Source code of charts:
>> begin
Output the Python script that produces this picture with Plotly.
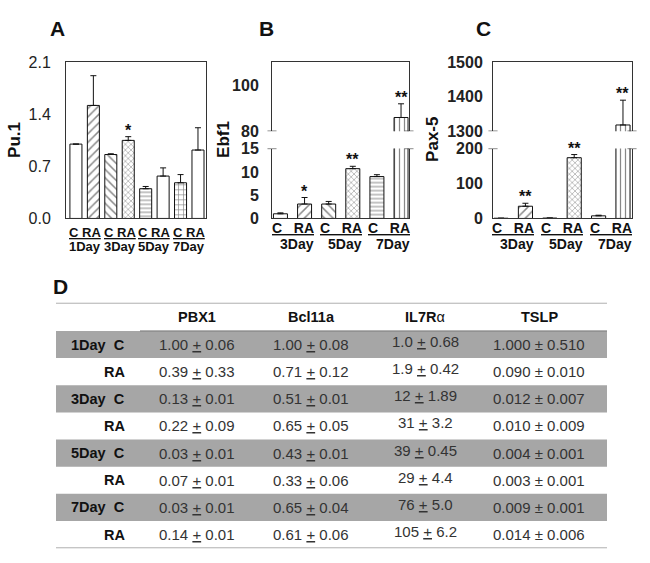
import plotly.graph_objects as go

W, H = 650, 563

# ---- data ----
days_a = ["1Day", "3Day", "5Day", "7Day"]
days_bc = ["3Day", "5Day", "7Day"]
groups = ["C", "RA"]

pu1_mean = [1.00, 1.52, 0.86, 1.05, 0.40, 0.57, 0.48, 0.92]
pu1_err = [0.00, 0.40, 0.01, 0.05, 0.03, 0.11, 0.11, 0.30]
pu1_sig = ["", "", "", "*", "", "", "", ""]

ebf1_mean = [1.0, 3.1, 3.1, 10.7, 9.0, 86.0]
ebf1_err = [0.2, 1.4, 0.55, 0.5, 0.4, 6.0]
ebf1_sig = ["", "*", "", "**", "", "**"]

pax5_mean = [0.5, 35.0, 1.0, 174.0, 7.5, 1318.0]
pax5_err = [0.2, 8.5, 0.3, 9.0, 1.8, 72.0]
pax5_sig = ["", "**", "", "**", "", "**"]

table_cols = ["PBX1", "Bcl11a", "IL7R\u03b1", "TSLP"]
row_labels = ["1Day\u00a0\u00a0C", "RA", "3Day\u00a0\u00a0C", "RA",
              "5Day\u00a0\u00a0C", "RA", "7Day\u00a0\u00a0C", "RA"]
pbx1 = ["1.00 + 0.06", "0.39 + 0.33", "0.13 + 0.01", "0.22 + 0.09",
        "0.03 + 0.01", "0.07 + 0.01", "0.03 + 0.01", "0.14 + 0.01"]
bcl11a = ["1.00 + 0.08", "0.71 + 0.12", "0.51 + 0.01", "0.65 + 0.05",
          "0.43 + 0.01", "0.33 + 0.06", "0.65 + 0.04", "0.61 + 0.06"]
il7ra = ["1.0 + 0.68", "1.9 + 0.42", "12 + 1.89", "31 + 3.2",
         "39 + 0.45", "29 + 4.4", "76 + 5.0", "105 + 6.2"]
tslp = ["1.000 \u00b1 0.510", "0.090 \u00b1 0.010", "0.012 \u00b1 0.007", "0.010 \u00b1 0.009",
        "0.004 \u00b1 0.001", "0.003 \u00b1 0.001", "0.009 \u00b1 0.001", "0.014 \u00b1 0.006"]

# ---- styling ----
FONT = "Liberation Sans, Arial, sans-serif"
pat_size = {"": 5, "/": 6, "\\": 6, "x": 4, "-": 4, "+": 5, "|": 5}
shapes_a = ["", "/", "\\", "x", "-", "", "+", ""]
shapes_bc = ["", "/", "\\", "x", "-", "|"]
shapes_c = ["", "/", "", "x", "", "|"]


def px(x):
    return x / W


def py(y):
    return 1 - y / H


def bars(vals, errs, pats, xa, ya, width):
    return go.Bar(
        x=list(range(len(vals))), y=vals, width=width, xaxis=xa, yaxis=ya,
        marker=dict(color="white", line=dict(color="#111", width=1),
                    pattern=dict(shape=pats, fgcolor="#111", bgcolor="white",
                                 size=[pat_size[p] for p in pats], solidity=0.25)),
        error_y=dict(type="data", symmetric=False, array=errs,
                     arrayminus=[0] * len(errs), color="#111", thickness=1, width=3),
        showlegend=False, hoverinfo="skip")


fig = go.Figure()
fig.add_trace(bars(pu1_mean, pu1_err, shapes_a, "x", "y", 0.69))
fig.add_trace(bars(ebf1_mean, ebf1_err, shapes_bc, "x2", "y2", 0.58))
fig.add_trace(bars(ebf1_mean, ebf1_err, shapes_bc, "x3", "y3", 0.58))
fig.add_trace(bars(pax5_mean, pax5_err, shapes_c, "x4", "y4", 0.58))
fig.add_trace(bars(pax5_mean, pax5_err, shapes_c, "x5", "y5", 0.58))

line = dict(showline=True, linecolor="#333", linewidth=1)
noax = dict(showgrid=False, zeroline=False, showticklabels=False, ticks="")
tick_reg = dict(family=FONT, size=16, color="#222")
tick_bold = dict(family=FONT, size=16, color="#222", weight="bold")

fig.update_layout(
    width=W, height=H, margin=dict(l=0, r=0, t=0, b=0),
    paper_bgcolor="white", plot_bgcolor="rgba(0,0,0,0)",
    font=dict(family=FONT, color="#111"),
    # panel A
    xaxis=dict(domain=[px(66), px(206)], range=[-0.57, 7.46], anchor="y", mirror=True, **line, **noax),
    yaxis=dict(domain=[py(217), py(56)], range=[0, 2.1], anchor="x", mirror=True,
               tickvals=[0, 0.7, 1.4, 2.1], ticktext=["0.0", "0.7", "1.4", "2.1"],
               tickfont=tick_reg, ticks="", ticklabelstandoff=11,
               showgrid=False, zeroline=False, **line),
    # panel B (upper / lower)
    xaxis2=dict(domain=[px(272), px(409)], range=[-0.35, 5.33], anchor="y2", side="top", **line, **noax),
    yaxis2=dict(domain=[py(127), py(56)], range=[80, 110.2], anchor="x2", mirror=True,
                tickvals=[80, 100], tickfont=tick_bold, ticks="", ticklabelstandoff=9,
                showgrid=False, zeroline=False, **line),
    xaxis3=dict(domain=[px(272), px(409)], range=[-0.35, 5.33], anchor="y3", **line, **noax),
    yaxis3=dict(domain=[py(217), py(145)], range=[0, 15], anchor="x3", mirror=True,
                tickvals=[0, 5, 10, 15], tickfont=tick_bold, ticks="", ticklabelstandoff=9,
                showgrid=False, zeroline=False, **line),
    # panel C (upper / lower)
    xaxis4=dict(domain=[px(493), px(632)], range=[-0.33, 5.37], anchor="y4", side="top", **line, **noax),
    yaxis4=dict(domain=[py(127), py(56)], range=[1300, 1500], anchor="x4", mirror=True,
                tickvals=[1300, 1400, 1500], tickfont=tick_bold, ticks="", ticklabelstandoff=6,
                showgrid=False, zeroline=False, **line),
    xaxis5=dict(domain=[px(493), px(632)], range=[-0.33, 5.37], anchor="y5", **line, **noax),
    yaxis5=dict(domain=[py(217), py(145)], range=[0, 200], anchor="x5", mirror=True,
                tickvals=[0, 100, 200], tickfont=tick_bold, ticks="", ticklabelstandoff=6,
                showgrid=False, zeroline=False, **line),
    # table D
    xaxis6=dict(domain=[px(56), px(607)], range=[-0.2368, 4.5965], anchor="y6", visible=False),
    yaxis6=dict(domain=[py(557), py(304)], range=[7.5, -1.536], anchor="x6", visible=False),
)

ann = []
shp = []


def label(x, y, text, size=14, bold=True, color="#111", **kw):
    t = "<b>%s</b>" % text if bold else text
    d = dict(x=x, y=y, text=t, showarrow=False, xanchor="center", yanchor="middle",
             font=dict(family=FONT, size=size, color=color))
    d.update(kw)
    ann.append(d)


# panel letters and axis titles
for letter, xp, yp in [("A", 58, 21), ("B", 266, 21), ("C", 484, 21), ("D", 60, 287)]:
    label(px(xp), py(yp), letter, size=21, xref="paper", yref="paper")
for title, xp in [("Pu.1", 15), ("Ebf1", 224), ("Pax-5", 433)]:
    label(px(xp), py(136), title, size=17, xref="paper", yref="paper", textangle=-90)

# category labels under the bars
for i, d in enumerate(days_a):
    label(2 * i + 0.5, py(231), "<u>" + " ".join(groups) + "</u>", size=13, xref="x", yref="paper")
    label(2 * i + 0.5, py(246), d, size=13, xref="x", yref="paper")
for xa in ["x3", "x5"]:
    for i, d in enumerate(days_bc):
        label(2 * i + 0.5, py(227), "<u>" + "\u00a0\u00a0\u00a0".join(groups) + "</u>",
              xref=xa, yref="paper")
        label(2 * i + 0.5, py(243), d, xref=xa, yref="paper", xshift=4)

# significance stars
for i, s in enumerate(pu1_sig):
    if s:
        label(i, pu1_mean[i] + pu1_err[i], s, size=16, xref="x", yref="y", yanchor="bottom", yshift=-4)
for sig, m, e, lo, up, top in [(ebf1_sig, ebf1_mean, ebf1_err, ("x3", "y3"), ("x2", "y2"), 15),
                               (pax5_sig, pax5_mean, pax5_err, ("x5", "y5"), ("x4", "y4"), 200)]:
    for i, s in enumerate(sig):
        if s:
            ax = up if m[i] > top else lo
            label(i, m[i] + e[i], s, size=16, xref=ax[0], yref=ax[1], yanchor="bottom", yshift=-4)

# axis break marks
for xa, ya, yv in [("x2", "y2", 80), ("x3", "y3", 15), ("x4", "y4", 1300), ("x5", "y5", 200)]:
    for xe in (0, 1):
        shp.append(dict(type="line", xref=xa + " domain", yref=ya, x0=xe - 0.033, x1=xe + 0.033,
                        y0=yv, y1=yv, line=dict(color="#333", width=1)))

# table
for i in range(len(row_labels)):
    if i % 2 == 0:
        shp.append(dict(type="rect", xref="x6 domain", yref="y6", x0=0, x1=1, y0=i - 0.5, y1=i + 0.5,
                        fillcolor="#a6a6a6", line=dict(width=0), layer="below"))
shp.append(dict(type="line", xref="x6 domain", yref="y6", x0=0, x1=1, y0=-1.536, y1=-1.536,
                line=dict(color="#8c8c8c", width=1.2)))
shp.append(dict(type="line", xref="x6 domain", yref="y6", x0=0, x1=1, y0=7.5, y1=7.5,
                line=dict(color="#8c8c8c", width=1.2)))
shp.append(dict(type="line", xref="x6", yref="y6", x0=0.5, x1=4.5965, y0=-0.5, y1=-0.5,
                line=dict(color="#777", width=1)))

for j, c in enumerate(table_cols):
    label(j + 1, -1, c.replace("\u03b1", "</b>\u03b1<b>"), size=14.5, xref="x6", yref="y6")
for i, r in enumerate(row_labels):
    label(0.39, i, r, size=14.5, xref="x6", yref="y6", xanchor="right")
for j, col in enumerate([pbx1, bcl11a, il7ra, tslp]):
    for i, v in enumerate(col):
        txt = v.replace(" + ", " <u>+</u> ")
        label(j + 1, i, txt, size=15, bold=False, color="#333",
              xref="x6", yref="y6", yshift=3 if j == 2 else 0)

fig.update_layout(annotations=ann, shapes=shp)
fig.write_html("out.html", config={"displayModeBar": False},
               post_script="document.body.style.margin='0';")
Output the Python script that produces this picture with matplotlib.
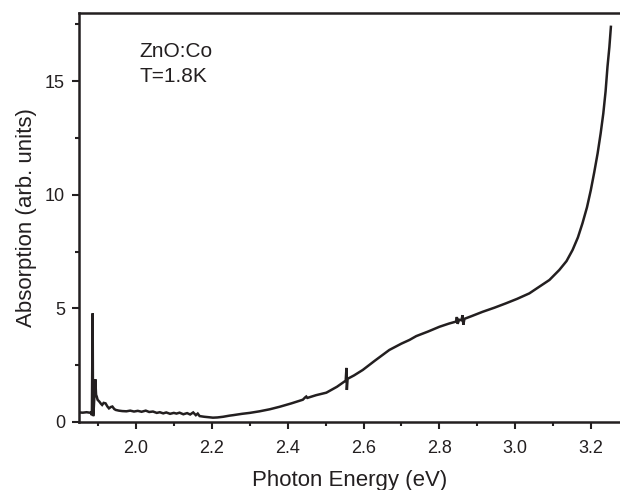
import matplotlib
matplotlib.use("Agg")
import matplotlib.pyplot as plt
from matplotlib.ticker import MultipleLocator

plt.rcParams['font.family'] = ['Liberation Sans', 'DejaVu Sans']

energy = [1.851, 1.860, 1.870, 1.878, 1.882, 1.884, 1.886, 1.887, 1.888, 1.890,
          1.893, 1.895, 1.897, 1.899, 1.904, 1.908, 1.911, 1.915, 1.920, 1.925,
          1.929, 1.934, 1.938, 1.943, 1.947, 1.955, 1.964, 1.975, 1.985, 1.995,
          2.005, 2.015, 2.026, 2.035, 2.045, 2.055, 2.063, 2.072, 2.080, 2.090,
          2.100, 2.107, 2.115, 2.125, 2.135, 2.143, 2.151, 2.158, 2.163, 2.168,
          2.180, 2.192, 2.203, 2.215, 2.230, 2.247, 2.256, 2.280, 2.300, 2.326,
          2.353, 2.379, 2.410, 2.440, 2.446, 2.449, 2.452, 2.475, 2.502, 2.530,
          2.553, 2.555, 2.556, 2.558, 2.575, 2.598, 2.630, 2.668, 2.700, 2.721,
          2.739, 2.770, 2.800, 2.825, 2.844, 2.846, 2.848, 2.852, 2.858, 2.861,
          2.863, 2.866, 2.885, 2.914, 2.945, 2.975, 3.005, 3.037, 3.063, 3.090,
          3.116, 3.135, 3.151, 3.165, 3.177, 3.189, 3.199, 3.208, 3.217, 3.225,
          3.232, 3.238, 3.243, 3.248, 3.252]
absorption = [0.42, 0.41, 0.43, 0.41, 0.42, 0.30, 4.78, 0.26, 0.30, 0.95,
              1.88, 1.20, 1.11, 0.98, 0.89, 0.80, 0.75, 0.84, 0.82, 0.68,
              0.60, 0.66, 0.68, 0.57, 0.53, 0.50, 0.48, 0.47, 0.50, 0.46,
              0.49, 0.45, 0.50, 0.44, 0.46, 0.40, 0.43, 0.38, 0.42, 0.36,
              0.40, 0.37, 0.41, 0.34, 0.39, 0.33, 0.42, 0.30, 0.37, 0.26,
              0.23, 0.21, 0.19, 0.20, 0.23, 0.28, 0.30, 0.36, 0.40, 0.47,
              0.56, 0.67, 0.82, 0.98, 1.08, 1.12, 1.06, 1.18, 1.29, 1.55,
              1.82, 2.38, 1.41, 1.90, 2.05, 2.29, 2.70, 3.17, 3.45, 3.61,
              3.78, 3.98, 4.19, 4.33, 4.42, 4.62, 4.32, 4.50, 4.48, 4.70,
              4.28, 4.54, 4.66, 4.85, 5.03, 5.22, 5.42, 5.66, 5.95, 6.25,
              6.69, 7.08, 7.57, 8.12, 8.74, 9.45, 10.20, 10.98, 11.82, 12.70,
              13.58, 14.55, 15.63, 16.50, 17.39]

title_lines = ["ZnO:Co", "T=1.8K"]
x_label = "Photon Energy (eV)"
y_label = "Absorption (arb. units)"

fig = plt.figure(figsize=(6.2, 4.9), dpi=100)
ax = fig.add_axes([0.1274, 0.1388, 0.8726, 0.8347])
ink = '#231f20'
ax.plot(energy, absorption, color=ink, lw=1.8, solid_joinstyle='miter')

ax.set_xlim(1.85, 3.276)
ax.set_ylim(0, 18)
ax.xaxis.set_major_locator(MultipleLocator(0.2))
ax.xaxis.set_minor_locator(MultipleLocator(0.1))
ax.yaxis.set_major_locator(MultipleLocator(5))
ax.yaxis.set_minor_locator(MultipleLocator(2.5))
ax.xaxis.set_major_formatter(matplotlib.ticker.FormatStrFormatter('%.1f'))
ax.tick_params(which='major', direction='out', length=5, width=1.5, colors=ink,
               labelsize=13)
ax.tick_params(which='minor', direction='out', length=3, width=1.5, colors=ink)
ax.tick_params(axis='x', which='major', pad=8)
ax.tick_params(axis='y', which='major', pad=5)
for s in ['left', 'bottom', 'top']:
    ax.spines[s].set_linewidth(1.8)
    ax.spines[s].set_color(ink)
ax.spines['right'].set_visible(False)

ax.set_xlabel(x_label, fontsize=16, color=ink, labelpad=9)
ax.set_ylabel(y_label, fontsize=16, color=ink, labelpad=6)

ax.text(2.01, 16.29, title_lines[0], fontsize=15, color=ink, va='center', ha='left')
ax.text(2.01, 15.19, title_lines[1], fontsize=15, color=ink, va='center', ha='left')

fig.savefig("out.png", dpi=100)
>> end
■ **GOAL**
Copy exactly, and copy only, the lines from the one with "picture with matplotlib." to the one with "plt.rcParams['font.family'] = ['Liberation", ends included. Pictures are not part of the copy.

■ **EXERCISE SOLUTION**
Output the Python script that produces this picture with matplotlib.
import matplotlib
matplotlib.use("Agg")
import matplotlib.pyplot as plt
from matplotlib.ticker import MultipleLocator

plt.rcParams['font.family'] = ['Liberation Sans', 'DejaVu Sans']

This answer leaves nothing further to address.